Measuring Global Brands: Considering cultural differences

As businesses expand globally, companies attempt to benchmark their performance across markets.

To do this, most conduct customer satisfaction surveys and compare results... but customers’ perceptions (and expectations) vary significantly depending on cultural background.

Culture influences satisfaction in the sense that:

  • There are different expectations
  • There are different ways of evaluating performance
  • There are different responses to scale formats

At Fizzback, we have analysed customer satisfaction metrics across different markets and found a few general differences:

  • US customers tend to be more benevolent in their customer satisfaction ratings, and generally put a lot of emphasis on staff performance (generally positive) when asked about reasons for ratings (similar results were obtained in Canada).
  • Dutch customers tend to be more strict when asked to provide a customer satisfaction score, and most times would make suggestions on process improvements when asked about reasons for ratings.
  • UK customers tend to be in the “middle of the road” compared to the two examples above (both in terms of customer satisfaction ratings provided and the type of comments provided). Reasons for ratings are generally balanced amongst product, service, company policies, and staff (both in terms of knowledge and in terms of warmth and friendliness):

Considering these differences, global brands may attempt to neutralize for cultural impact, but researchers then face the 'EMIC - ETIC Dilemma':


The EMIC approach measures behaviour within a particular culture, using only concepts employed within that culture. The ETIC approach observes behaviour by imposing a set of universal values onto that culture. Both these approaches are problematic. An EMIC approach may prevent cross‐cultural research because its insular nature inhibits comparisons. An ETIC approach uses generalizations to describe observed behaviour differences, which may not measure cultural differences. This problem is called the 'EMIC‐ETIC Dilemma'.

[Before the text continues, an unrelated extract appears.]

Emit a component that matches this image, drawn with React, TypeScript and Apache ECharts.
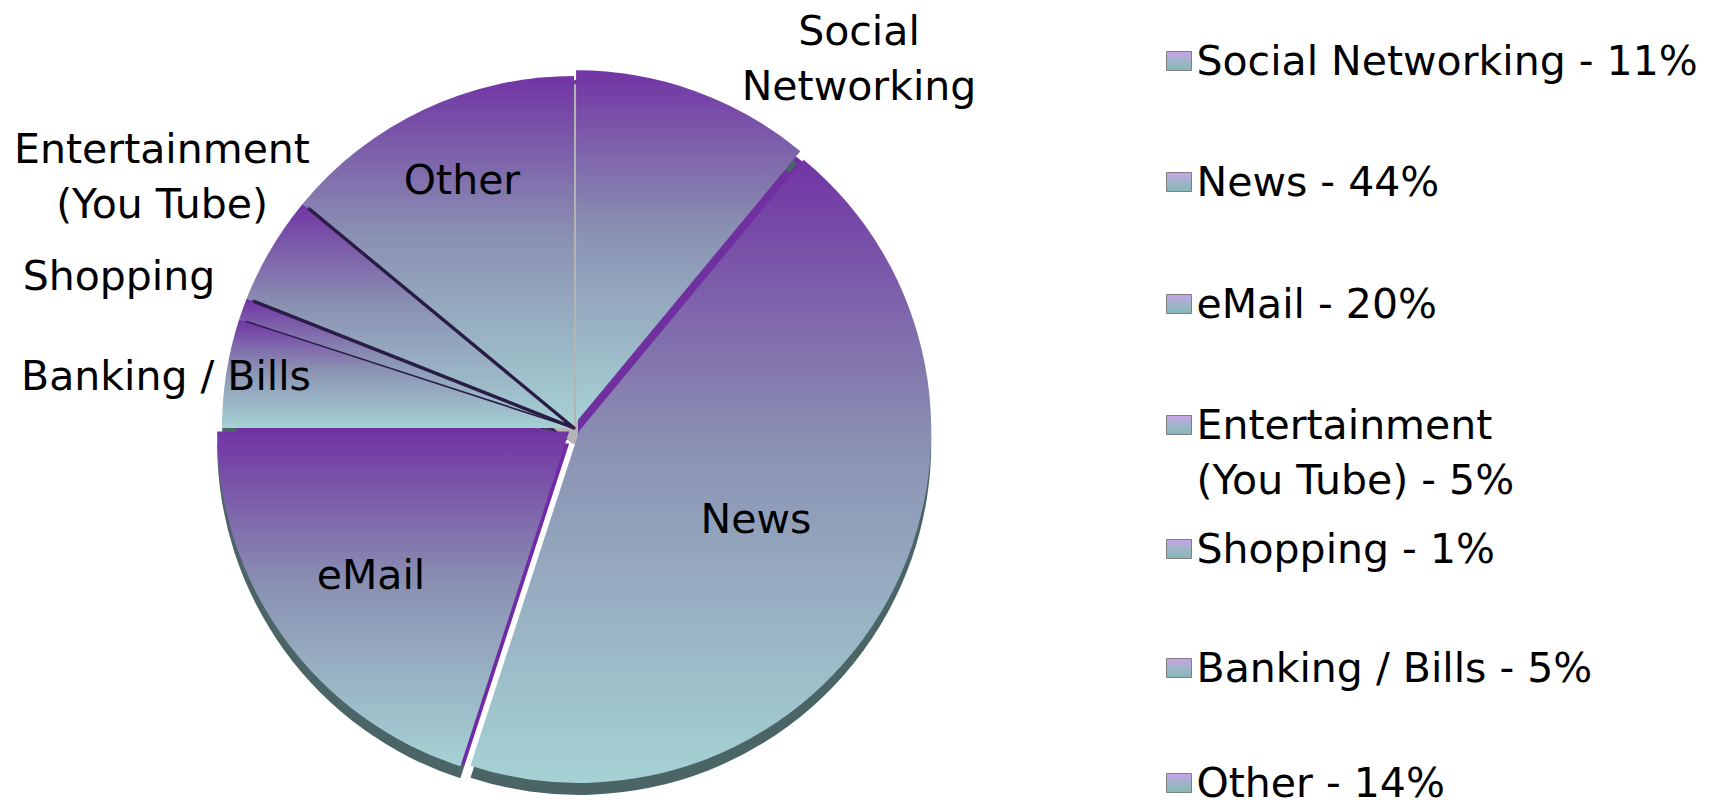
import React, { useEffect, useRef } from "react";
import * as echarts from "echarts";

// ---- data ----
const categories = [
  "Social Networking",
  "News",
  "eMail",
  "Banking / Bills",
  "Shopping",
  "Entertainment (You Tube)",
  "Other",
];
const values = [11, 44, 20, 5, 1, 5, 14];
const pieLabels = [
  "Social\nNetworking",
  "News",
  "eMail",
  "Banking / Bills",
  "Shopping",
  "Entertainment\n(You Tube)",
  "Other",
];
const legendOrder = [
  "Social Networking",
  "News",
  "eMail",
  "Entertainment (You Tube)",
  "Shopping",
  "Banking / Bills",
  "Other",
];
const legendLabels = [
  "Social Networking",
  "News",
  "eMail",
  "Entertainment\n(You Tube)",
  "Shopping",
  "Banking / Bills",
  "Other",
];
const exploded = ["Social Networking", "News", "eMail"];

// ---- layout ----
const CX = 574;
const CY = 428;
const R = 352;
const RIM = 12;
const OFFSET = 6;
const FONT = "DejaVu Sans";
const FS = 41;
const LH = 55;
const LH1 = 44;
const labelPos: Record<string, [number, number]> = {
  "Social Networking": [859, 58],
  News: [756, 519],
  eMail: [371, 575],
  "Banking / Bills": [166, 376],
  Shopping: [119, 276],
  "Entertainment (You Tube)": [162, 176],
  Other: [462, 180],
};
const legendRows = [61, 182, 304, 425, 549, 668, 783];
const legendLeft = 1166;

const sideColor: Record<string, string> = {
  "Social Networking": "#7030a0",
  News: "#7030a0",
  eMail: "#7129a8",
  "Banking / Bills": "#7030a0",
  Shopping: "#3a2560",
  "Entertainment (You Tube)": "#3a2560",
  Other: "#b4b4b4",
};
const rimBorder: Record<string, [string, number]> = {
  "Social Networking": ["#7030a0", 5],
  Other: ["#b4b4b4", 8],
};
const dividerWidth: Record<string, number> = {
  Shopping: 1.6,
  "Entertainment (You Tube)": 3.4,
};

function sliceGrad() {
  return new echarts.graphic.LinearGradient(0, 0, 0, 1, [
    { offset: 0, color: "#7134a4" },
    { offset: 0.45, color: "#8a90b2" },
    { offset: 1, color: "#a6d2d4" },
  ]);
}
function rimGrad(side: string) {
  return new echarts.graphic.RadialGradient(
    CX,
    CY + RIM,
    R,
    [
      { offset: 0, color: side },
      { offset: 0.955, color: side },
      { offset: 0.962, color: "#4b6567" },
      { offset: 1, color: "#4b6567" },
    ],
    true
  );
}
function lineGrad() {
  return new echarts.graphic.RadialGradient(
    CX,
    CY,
    R,
    [
      { offset: 0, color: "#2a1d45" },
      { offset: 0.975, color: "#2a1d45" },
      { offset: 0.985, color: "rgba(42,29,69,0)" },
      { offset: 1, color: "rgba(42,29,69,0)" },
    ],
    true
  );
}

export default function App() {
  const ref = useRef<HTMLDivElement>(null);
  useEffect(() => {
    if (!ref.current) return;
    const chart = echarts.init(ref.current, undefined, { renderer: "svg" });
    const common = {
      type: "pie" as const,
      silent: true,
      radius: [0, R],
      startAngle: 90,
      clockwise: true,
      avoidLabelOverlap: false,
      emphasis: { disabled: true },
      labelLine: { show: false },
    };
    const option: any = {
      animation: false,
      backgroundColor: "#ffffff",
      legend: legendOrder.map((name, i) => {
        const lines = legendLabels[i].split("\n").length;
        const idx = categories.indexOf(name);
        const text =
          (lines === 2 ? " \n" : "") + legendLabels[i] + " - " + values[idx] + "%";
        const lh = lines === 2 ? LH : LH1;
        return {
          data: [name],
          orient: "vertical",
          left: legendLeft,
          top: legendRows[i] - (lines === 2 ? 1.5 : 0.5) * lh,
          padding: 0,
          itemWidth: 25,
          itemHeight: 19,
          itemGap: 0,
          selectedMode: false,
          icon: "rect",
          itemStyle: {
            color: new echarts.graphic.LinearGradient(0, 0, 0, 1, [
              { offset: 0, color: "#c9a2ea" },
              { offset: 0.5, color: "#9fb6c8" },
              { offset: 1, color: "#86b6b7" },
            ]),
            borderColor: "#7f7f7f",
            borderWidth: 1,
          },
          formatter: () => text,
          textStyle: {
            fontFamily: FONT,
            fontSize: FS,
            lineHeight: lh,
            color: "#000000",
          },
        };
      }),
      series: [
        {
          ...common,
          name: "main",
          z: 3,
          center: [CX, CY],
          selectedMode: "multiple",
          selectedOffset: OFFSET,
          label: { show: false },
          data: categories.map((c, i) => ({
            name: c,
            value: values[i],
            selected: exploded.includes(c),
            itemStyle: { color: sliceGrad(), borderWidth: 0 },
          })),
        },
        {
          ...common,
          name: "rim",
          z: 1,
          center: [CX, CY + RIM],
          selectedMode: "multiple",
          selectedOffset: OFFSET,
          label: { show: false },
          data: categories.map((c, i) => ({
            name: c,
            value: values[i],
            selected: exploded.includes(c),
            itemStyle: {
              color: rimGrad(sideColor[c]),
              borderColor: rimBorder[c] ? rimBorder[c][0] : "transparent",
              borderWidth: rimBorder[c] ? rimBorder[c][1] : 0,
            },
          })),
        },
        {
          ...common,
          name: "overlay",
          z: 4,
          center: [CX, CY],
          selectedMode: false,
          data: categories.map((c, i) => ({
            name: c,
            value: values[i],
            itemStyle: {
              color: "rgba(0,0,0,0)",
              borderColor: lineGrad(),
              borderWidth: dividerWidth[c] || 0,
            },
          })),
          label: {
            show: true,
            position: "inside",
            formatter: (p: any) => pieLabels[p.dataIndex],
            color: "#000000",
            fontFamily: FONT,
            fontSize: FS,
            lineHeight: LH,
            align: "center",
          },
          labelLayout: (p: any) => {
            const pos = labelPos[categories[p.dataIndex]];
            return { x: pos[0], y: pos[1], align: "center", verticalAlign: "middle" };
          },
        },
      ],
    };
    chart.setOption(option);
    return () => chart.dispose();
  }, []);
  return (
    <div
      ref={ref}
      style={{ position: "absolute", left: 0, top: 0, width: 1733, height: 812, background: "#fff" }}
    />
  );
}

Highlights of the 'EMIC - ETIC Dilemma':



Adapting each question and
scale to the different cultures
Challenge: Unable to cross compare
Asking the same question across all cultures
Challenge: Allows to cross compare, but oversimplifies results, which may lead to the wrong conclusions

This makes me wonder: Should companies really make any attempts into normalising for cultural differences, or should they just set individual market targets and simply benchmark performance against desired results?